§ **GIVEN PROBLEM**:
Reproduce all the lines exactly as they stand, apart from the pictures.

§ **AVAILABLE DATA**:

= = = = = = =

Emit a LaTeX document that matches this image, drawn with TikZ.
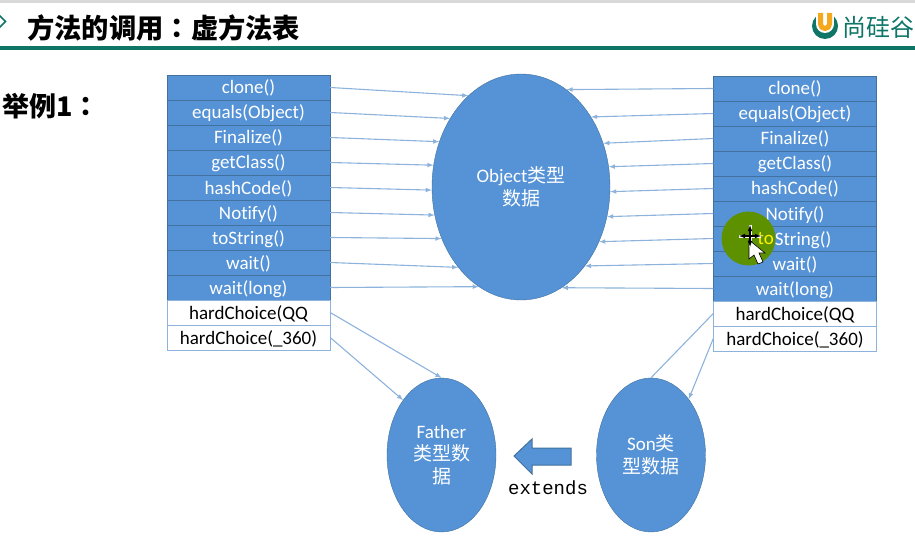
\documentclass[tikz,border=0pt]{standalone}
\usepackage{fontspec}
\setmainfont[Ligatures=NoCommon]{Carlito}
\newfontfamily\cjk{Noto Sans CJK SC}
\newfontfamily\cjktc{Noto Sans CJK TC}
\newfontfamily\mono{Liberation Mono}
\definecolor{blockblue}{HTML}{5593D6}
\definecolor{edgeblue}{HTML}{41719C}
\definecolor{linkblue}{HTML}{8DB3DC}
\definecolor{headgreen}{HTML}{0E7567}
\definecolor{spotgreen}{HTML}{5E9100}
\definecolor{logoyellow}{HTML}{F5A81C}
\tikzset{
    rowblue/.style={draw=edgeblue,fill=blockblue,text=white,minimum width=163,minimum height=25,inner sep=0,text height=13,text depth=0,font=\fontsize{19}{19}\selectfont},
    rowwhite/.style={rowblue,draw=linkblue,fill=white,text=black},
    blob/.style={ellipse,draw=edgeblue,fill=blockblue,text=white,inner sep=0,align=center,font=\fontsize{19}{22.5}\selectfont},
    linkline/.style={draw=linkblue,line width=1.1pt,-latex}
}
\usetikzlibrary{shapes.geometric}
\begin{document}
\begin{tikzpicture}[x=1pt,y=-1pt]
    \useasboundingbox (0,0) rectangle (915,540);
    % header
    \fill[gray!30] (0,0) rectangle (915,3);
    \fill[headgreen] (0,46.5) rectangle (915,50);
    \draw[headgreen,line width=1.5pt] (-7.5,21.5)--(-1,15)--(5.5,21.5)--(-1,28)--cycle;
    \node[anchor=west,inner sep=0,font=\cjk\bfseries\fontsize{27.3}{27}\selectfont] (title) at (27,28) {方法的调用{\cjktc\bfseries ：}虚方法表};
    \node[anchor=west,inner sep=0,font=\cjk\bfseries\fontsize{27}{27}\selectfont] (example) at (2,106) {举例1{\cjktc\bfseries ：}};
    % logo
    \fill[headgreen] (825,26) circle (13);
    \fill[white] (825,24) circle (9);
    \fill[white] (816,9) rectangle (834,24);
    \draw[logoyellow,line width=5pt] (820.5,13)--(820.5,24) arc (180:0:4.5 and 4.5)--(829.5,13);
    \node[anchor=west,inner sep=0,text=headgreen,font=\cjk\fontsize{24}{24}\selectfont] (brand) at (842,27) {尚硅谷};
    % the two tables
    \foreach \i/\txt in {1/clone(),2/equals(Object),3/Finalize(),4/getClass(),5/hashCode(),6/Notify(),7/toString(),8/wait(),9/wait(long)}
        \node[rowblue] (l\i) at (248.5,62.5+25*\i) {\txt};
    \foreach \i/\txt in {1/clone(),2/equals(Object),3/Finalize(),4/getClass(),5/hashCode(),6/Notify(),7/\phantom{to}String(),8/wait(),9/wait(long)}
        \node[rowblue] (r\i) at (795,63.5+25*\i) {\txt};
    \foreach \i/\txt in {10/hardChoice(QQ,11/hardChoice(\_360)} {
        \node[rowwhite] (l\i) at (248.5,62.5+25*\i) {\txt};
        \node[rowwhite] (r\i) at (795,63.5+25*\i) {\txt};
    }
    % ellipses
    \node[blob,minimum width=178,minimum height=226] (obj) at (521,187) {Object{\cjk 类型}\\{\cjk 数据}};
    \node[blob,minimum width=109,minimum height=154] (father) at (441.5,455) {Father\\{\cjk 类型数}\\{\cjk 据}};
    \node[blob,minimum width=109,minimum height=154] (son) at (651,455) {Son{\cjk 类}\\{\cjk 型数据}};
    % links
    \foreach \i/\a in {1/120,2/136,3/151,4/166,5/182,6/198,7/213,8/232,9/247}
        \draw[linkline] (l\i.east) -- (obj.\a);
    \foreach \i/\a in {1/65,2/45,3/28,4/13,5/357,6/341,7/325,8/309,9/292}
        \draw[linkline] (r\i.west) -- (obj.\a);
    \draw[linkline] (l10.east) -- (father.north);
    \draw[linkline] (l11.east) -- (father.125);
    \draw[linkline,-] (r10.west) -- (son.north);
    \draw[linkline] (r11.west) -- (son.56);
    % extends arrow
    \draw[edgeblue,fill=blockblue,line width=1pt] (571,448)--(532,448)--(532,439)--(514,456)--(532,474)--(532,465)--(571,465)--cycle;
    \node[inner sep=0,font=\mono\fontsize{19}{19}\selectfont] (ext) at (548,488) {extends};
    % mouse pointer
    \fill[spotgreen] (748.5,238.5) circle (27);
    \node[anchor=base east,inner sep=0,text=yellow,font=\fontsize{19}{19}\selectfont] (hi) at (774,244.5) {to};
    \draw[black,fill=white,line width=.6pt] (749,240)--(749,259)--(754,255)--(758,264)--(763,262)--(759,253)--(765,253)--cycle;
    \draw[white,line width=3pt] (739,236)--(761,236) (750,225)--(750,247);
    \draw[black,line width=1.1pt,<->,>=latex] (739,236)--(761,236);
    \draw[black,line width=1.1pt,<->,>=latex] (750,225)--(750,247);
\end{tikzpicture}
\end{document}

= = = = = = =

§ **SOLUTION TO THE EXERCISE**:
Emit a LaTeX document that matches this image, drawn with TikZ.
\documentclass[tikz,border=0pt]{standalone}
\usepackage{fontspec}
\setmainfont[Ligatures=NoCommon]{Carlito}
\newfontfamily\cjk{Noto Sans CJK SC}
\newfontfamily\cjktc{Noto Sans CJK TC}
\newfontfamily\mono{Liberation Mono}
\definecolor{blockblue}{HTML}{5593D6}
\definecolor{edgeblue}{HTML}{41719C}
\definecolor{linkblue}{HTML}{8DB3DC}
\definecolor{headgreen}{HTML}{0E7567}
\definecolor{spotgreen}{HTML}{5E9100}
\definecolor{logoyellow}{HTML}{F5A81C}
\tikzset{
    rowblue/.style={draw=edgeblue,fill=blockblue,text=white,minimum width=163,minimum height=25,inner sep=0,text height=13,text depth=0,font=\fontsize{19}{19}\selectfont},
    rowwhite/.style={rowblue,draw=linkblue,fill=white,text=black},
    blob/.style={ellipse,draw=edgeblue,fill=blockblue,text=white,inner sep=0,align=center,font=\fontsize{19}{22.5}\selectfont},
    linkline/.style={draw=linkblue,line width=1.1pt,-latex}
}
\usetikzlibrary{shapes.geometric}
\begin{document}
\begin{tikzpicture}[x=1pt,y=-1pt]
    \useasboundingbox (0,0) rectangle (915,540);
    % header
    \fill[gray!30] (0,0) rectangle (915,3);
    \fill[headgreen] (0,46.5) rectangle (915,50);
    \draw[headgreen,line width=1.5pt] (-7.5,21.5)--(-1,15)--(5.5,21.5)--(-1,28)--cycle;
    \node[anchor=west,inner sep=0,font=\cjk\bfseries\fontsize{27.3}{27}\selectfont] (title) at (27,28) {方法的调用{\cjktc\bfseries ：}虚方法表};
    \node[anchor=west,inner sep=0,font=\cjk\bfseries\fontsize{27}{27}\selectfont] (example) at (2,106) {举例1{\cjktc\bfseries ：}};
    % logo
    \fill[headgreen] (825,26) circle (13);
    \fill[white] (825,24) circle (9);
    \fill[white] (816,9) rectangle (834,24);
    \draw[logoyellow,line width=5pt] (820.5,13)--(820.5,24) arc (180:0:4.5 and 4.5)--(829.5,13);
    \node[anchor=west,inner sep=0,text=headgreen,font=\cjk\fontsize{24}{24}\selectfont] (brand) at (842,27) {尚硅谷};
    % the two tables
    \foreach \i/\txt in {1/clone(),2/equals(Object),3/Finalize(),4/getClass(),5/hashCode(),6/Notify(),7/toString(),8/wait(),9/wait(long)}
        \node[rowblue] (l\i) at (248.5,62.5+25*\i) {\txt};
    \foreach \i/\txt in {1/clone(),2/equals(Object),3/Finalize(),4/getClass(),5/hashCode(),6/Notify(),7/\phantom{to}String(),8/wait(),9/wait(long)}
        \node[rowblue] (r\i) at (795,63.5+25*\i) {\txt};
    \foreach \i/\txt in {10/hardChoice(QQ,11/hardChoice(\_360)} {
        \node[rowwhite] (l\i) at (248.5,62.5+25*\i) {\txt};
        \node[rowwhite] (r\i) at (795,63.5+25*\i) {\txt};
    }
    % ellipses
    \node[blob,minimum width=178,minimum height=226] (obj) at (521,187) {Object{\cjk 类型}\\{\cjk 数据}};
    \node[blob,minimum width=109,minimum height=154] (father) at (441.5,455) {Father\\{\cjk 类型数}\\{\cjk 据}};
    \node[blob,minimum width=109,minimum height=154] (son) at (651,455) {Son{\cjk 类}\\{\cjk 型数据}};
    % links
    \foreach \i/\a in {1/120,2/136,3/151,4/166,5/182,6/198,7/213,8/232,9/247}
        \draw[linkline] (l\i.east) -- (obj.\a);
    \foreach \i/\a in {1/65,2/45,3/28,4/13,5/357,6/341,7/325,8/309,9/292}
        \draw[linkline] (r\i.west) -- (obj.\a);
    \draw[linkline] (l10.east) -- (father.north);
    \draw[linkline] (l11.east) -- (father.125);
    \draw[linkline,-] (r10.west) -- (son.north);
    \draw[linkline] (r11.west) -- (son.56);
    % extends arrow
    \draw[edgeblue,fill=blockblue,line width=1pt] (571,448)--(532,448)--(532,439)--(514,456)--(532,474)--(532,465)--(571,465)--cycle;
    \node[inner sep=0,font=\mono\fontsize{19}{19}\selectfont] (ext) at (548,488) {extends};
    % mouse pointer
    \fill[spotgreen] (748.5,238.5) circle (27);
    \node[anchor=base east,inner sep=0,text=yellow,font=\fontsize{19}{19}\selectfont] (hi) at (774,244.5) {to};
    \draw[black,fill=white,line width=.6pt] (749,240)--(749,259)--(754,255)--(758,264)--(763,262)--(759,253)--(765,253)--cycle;
    \draw[white,line width=3pt] (739,236)--(761,236) (750,225)--(750,247);
    \draw[black,line width=1.1pt,<->,>=latex] (739,236)--(761,236);
    \draw[black,line width=1.1pt,<->,>=latex] (750,225)--(750,247);
\end{tikzpicture}
\end{document}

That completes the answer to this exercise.